Why Postgres ORDER BY Ignores Leading Underscores

natural sortorder-bypostgresqlpostgresql-9.1

I have an animal table with a name varchar(255), and I've added rows with the following values:

Piranha
__Starts With 2
Rhino
Starts With 1
0_Zebra
_Starts With 1
Antelope
_Starts With 1

When I run this query:

zoology=# SELECT name FROM animal ORDER BY name;
      name       
-----------------
0_Zebra
Antelope
Piranha
Rhino
_Starts With 1
_Starts With 1
Starts With 1
__Starts With 2
(8 rows)

Notice how the rows are sorted in an order that implies the leading _ is used to place the _Starts With 1 rows before the Starts row, but the __ in the __Starts With 2 seems to ignore this fact, as if the 2 at the end is more important than the first two characters.

Why is this?

If I sort with Python, the result is:

In  [2]: for animal in sorted(animals):
   ....:     print animal
   ....:     
0_Zebra
Antelope
Piranha
Rhino
Starts With 1
_Starts With 1
_Starts With 1
__Starts With 2

Furthermore, Python ordering suggests that underscores come after letters, which indicates that the Postgres's sorting of the first two _Starts rows before the Starts row is incorrect.

Note: I'm using Postgres 9.1.15

Here are my attempts at finding the collation:

zoology=# select datname, datcollate from pg_database;
  datname  | datcollate  
-----------+-------------
 template0 | en_US.UTF-8
 postgres  | en_US.UTF-8
 template1 | en_US.UTF-8
 zoology   | en_US.UTF-8
(4 rows)

And:

zoology=# select table_schema, 
    table_name, 
    column_name,
    collation_name
from information_schema.columns
where collation_name is not null
order by table_schema,
    table_name,
    ordinal_position;
 table_schema | table_name | column_name | collation_name 
--------------+------------+-------------+----------------
(0 rows)

Best Answer

As you haven't defined a different collation for your column in question, it uses the database-wide one, which is en_US.UTF8 - just like on my test box. I observe the exact same behaviour, take it as a consolation :)

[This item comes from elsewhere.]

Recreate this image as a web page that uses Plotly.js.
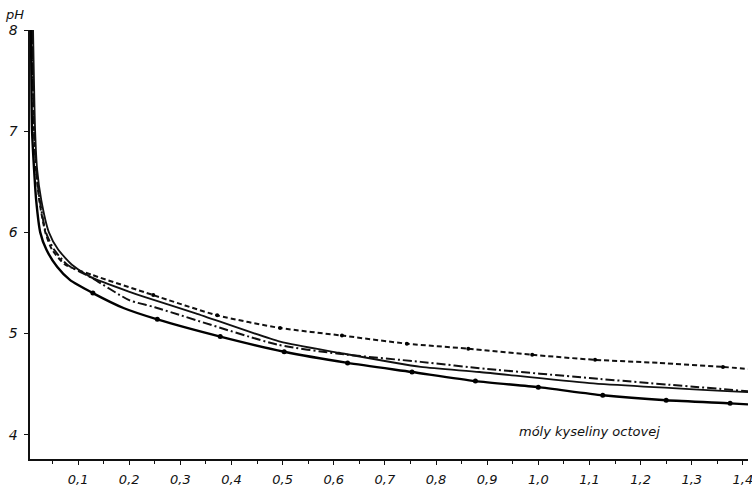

What we see is apparently a case of the variable collation elements. Depending on the character and the collation, a number of different behaviours is possible. Here the underscore (and the hyphen and some others, too) are used only for breaking ties - 'a' and '_a' are equivalent in the first round, then the tie between them is resolved by taking the underscore into account.

If you want to sort with ignoring the underscores (and hyphens, question marks and exclamation marks in my example), you can define an ordering on an expression:

SELECT * 
FROM (VALUES ('a'), 
             ('b1'), 
             ('_a'), 
             ('-a'), 
             ('?a'), 
             ('!a1'), 
             ('a2')
     ) t (val) 
ORDER BY translate(val, '_-?!', '');

In my experiments adding a new value to the list often changes the order between otherwise equal items, showing they are treated really equal.